31 – Alexander : Ab mortem
Dans l’infirmerie, la jeune femme repose avec légèreté sur le plateau de la station médicale de l’Akasha. Une multitude de bras robotiques, portant chacun de véritables collections d’instruments, l’ont auscultée, examinée, manipulée et opérée. Durant la reconstruction de sa trachée, ces ustensiles ont joué un véritable bal. Les fragments de l’ancien cartilage extraits, ils ont été remplacés par un nouveau, fraîchement synthétisé. Avec du medigel, l’impressionnant appareillage a refermé le reste de la plaie, reconstruisant la structure des tissus endommagés. Dans les colonies, soigner un corps semble à peine plus compliqué que de réparer un robot. L’assistance respiratoire devient passive et une série de microélectrodes placées sur un grand nombre de ses muscles provoquent des mini-contractions destinées à prévenir l’affaiblissement des muscles.
Déstabilisé par les informations sur l’opération, Alexander a coupé les annotations ajoutées par le link qu’on lui a prêté. L’appareil consiste en une paire de lunettes, superposant toutes sortes d’informations utiles par-dessus la réalité. Mais parfois, trop d’informations, c’est trop.
Durant les manœuvres, le rescapé réfléchi : si la fille revient à elle avant qu’il n’ait pu être extrait, il sera mis aux arrêts à coup sûr. Les deux astronautes doivent déjà avoir de sérieux soupçons et l’assassin est même surpris de ne pas avoir été placé en détention préventivement.
À travers les écouteurs de son link, l’IA de bord annonce soudainement : « Une anomalie biologique a été détectée. Mise en quarantaine de l’Akasha et du Mona Lisa.
– Bon sang, qu’est-ce qui se passe Akasha ? demande Feyn à travers le canal de communication principal.
– Le patient à l’infirmerie a été infecté par un agent viral inconnu, répond l’IA.
– Fais-en un scan complet et envoie les données au centre de recherche épidémiologique de Mars, ordonne Feyn.
– Bien commandant, confirme l’IA.
– Hé, Alexander, tu as quelle version du vaccin universel ? l’interroge Feyn.
– Hein ? sursaute l’homme. Le quoi ?
– Le vaccin universel standard des colonies, précise le raton laveur. Oh, vous ne l’avez toujours pas sur Terre ?
– Non, mais je suis à jour sur mes autres vaccins.
– D’accord, acquiesce Feyn en appuyant fortement sur le A. Tsadir, il faut le vacciner. On ne peut pas prendre plus de risque.
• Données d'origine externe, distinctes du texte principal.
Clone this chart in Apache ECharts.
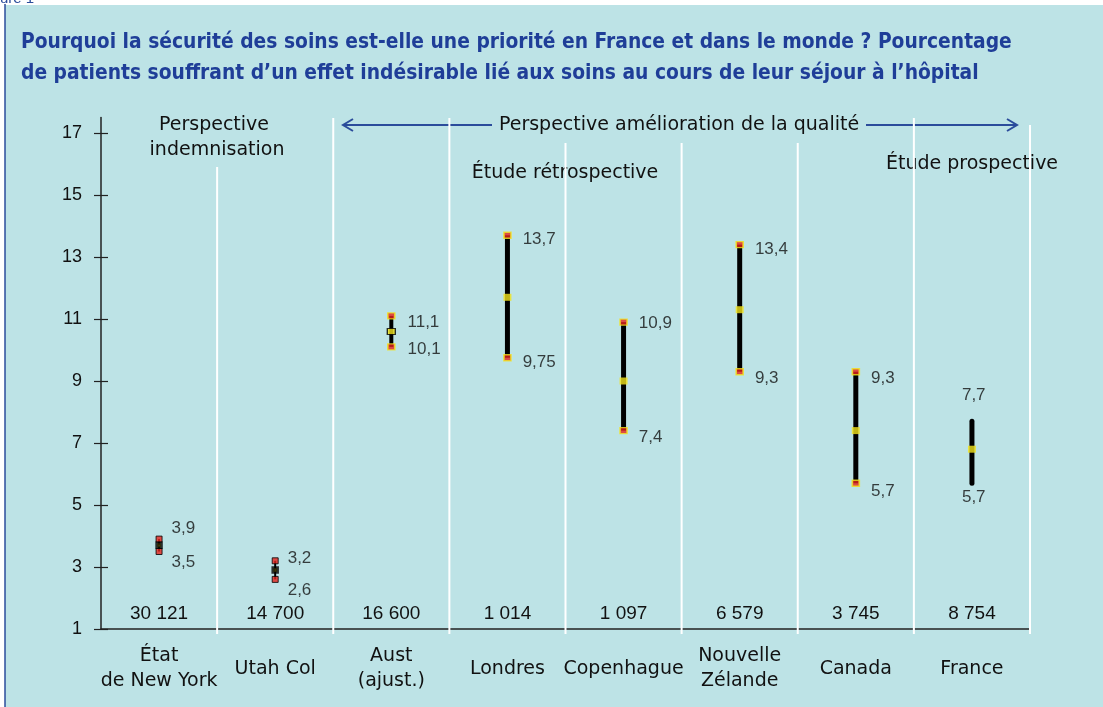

– Bien reçu commandant. », confirme la femme. Entrant quelques informations à travers une interface invisible, l’un des bras médicaux relié au plafond se met en mouvement et lui apporte un pistolet à injection au bout de quelques secondes.
L’opératrice s’en empare et s’approche d’Alexander qui conteste : « Hé ! Vous allez m’injecter quoi, là ? Des nanorobots ?
– Non, c’est juste le vaccin universel : je l’ai, Feyn l’a, explique Tsadir. Tout le monde dans les colonies l’a.
– Et comment ça peut m’aider vu que vous ne savez même pas ce qu’elle a ? objecte l’assassin.
– Le vaccin universel comporte un grand nombre de marqueurs qui couvrent ceux susceptibles d’être utilisé par des armes biologiques et ceux de maladies à forte capacité de mutation, explique Feyn toujours dans la conversation.
– Et si je refuse ? tente Alexander sans grande conviction.
– Ce n’est pas une option, insiste Feyn. Techniquement, vous vous trouvez sur le territoire de Suan et la loi de la corporation est très claire là-dessus : le vaccin universel est obligatoire. Par ailleurs, en tant que commandant de ce vaisseau, je suis responsable de l’état de l’équipage et des passagers et le risque sanitaire est trop important pour vous laisser sans la moindre protection. N’oubliez pas que la contamination est avérée.
– Bon d’accord. », se résigne l’homme.
Tsadir s’approche, soulève la manche de la veste et lui applique l’embout du pistolet sur le bras. Une brève sensation de piqûre le fait légèrement tressaillir puis la femme lui annonce : « Et voilà. Ce n’est pas si terrible, si ? »
Au moins, s’ils disent vrai, il est à son tour protégé. Enfin, une fois que son système immunitaire aura mémorisé ces nouveaux marqueurs.